Report: Rights abuses persist in Libya

Despite recent progress, Libya continues to violate basic human rights and a “climate of fear” persists in the country says human rights group Amnesty International.

Libya is on the right track but has ways to go says Amnesty

The report, released on Tuesday in Brussels, falls on the same day as Libyan leader Muammar al-Qadhafi was due in the Belgian capital.

“Libya is at a crossroads. There is an urgent need to establish the truth over past events and for the Libyan authorities to commit to domestic reforms to address current abuses,” Amnesty said.

While noting positive measures such as the freeing of up to 300 prisoners in 2001 and 2002 and a new openness to international monitoring, the group said “a climate of fear” still reigned in the country.

“Today, a pattern of human rights violations, witnessed over the past three decades, repeats itself, often under the new rhetoric of the war against terror.”

Meeting with EC

The Libyan leader is set to meet with European Commission President Romano Prodi, Belgian Prime Minister Guy Verhofstadt and European commissioners to discuss issues related to Libya’s moves to end its status as an international pariah.

“Libya is at a crossroads. There is an urgent need to establish the truth over past events and for the Libyan authorities to commit to domestic reforms to address current abuses.”

Amnesty International

Amnesty called on European leaders to send a strong signal to the visiting Libyan strongman to bring his country closer in line with EU standards on human rights.

“It is time to turn promises into action and make human rights a reality,” the group said.

“Although abolition of the death penalty is promised, capital punishment remains prescribed and used for a large number of offences including the peaceful exercise of political activities,” said Amnesty.

Amnesty’s report is based on a February 2004 visit to Libya – the first in 15 years – in which the group was given unprecedented access to authorities and prisoners.

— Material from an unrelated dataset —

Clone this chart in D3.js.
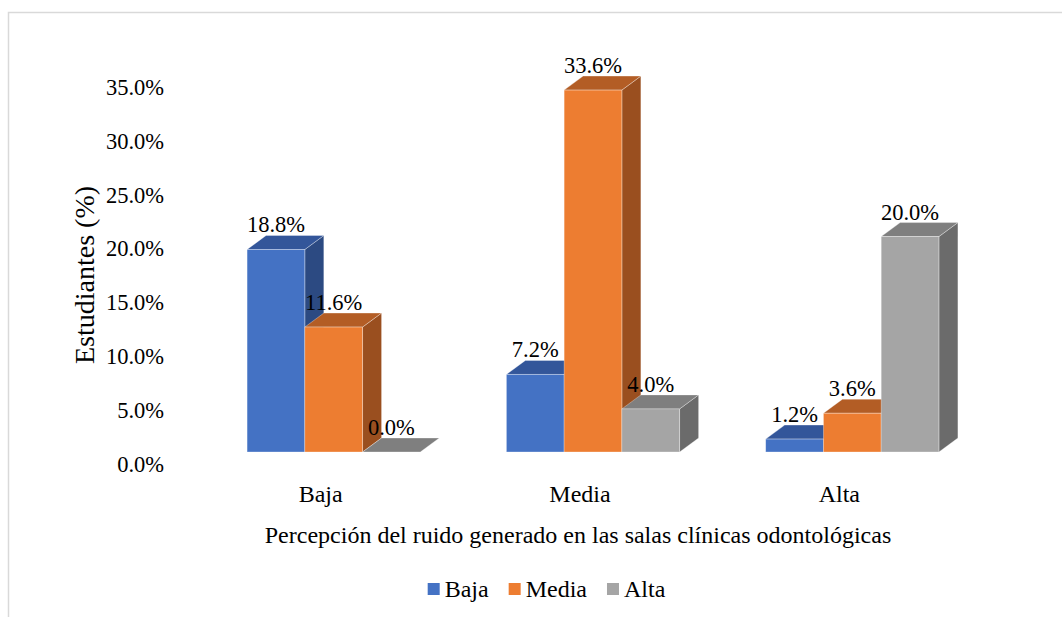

Libya has in the past year tried to end its isolation notably by agreeing to pay-outs to the families of passengers killed in the 1988 bombing of a Pan Am jet over Lockerbie, Scotland and a 1989 attack on a French airliner over Niger.

And in December, Libya announced it would renounce programmes to develop non-conventional and nuclear weapons.

Its actions have earned Libya a lifting of UN economic sanctions and put it back on the path towards international respectability, highlighted by British Prime Minister Tony Blair’s handshake with al-Qadhafi during a visit to Tripoli last month.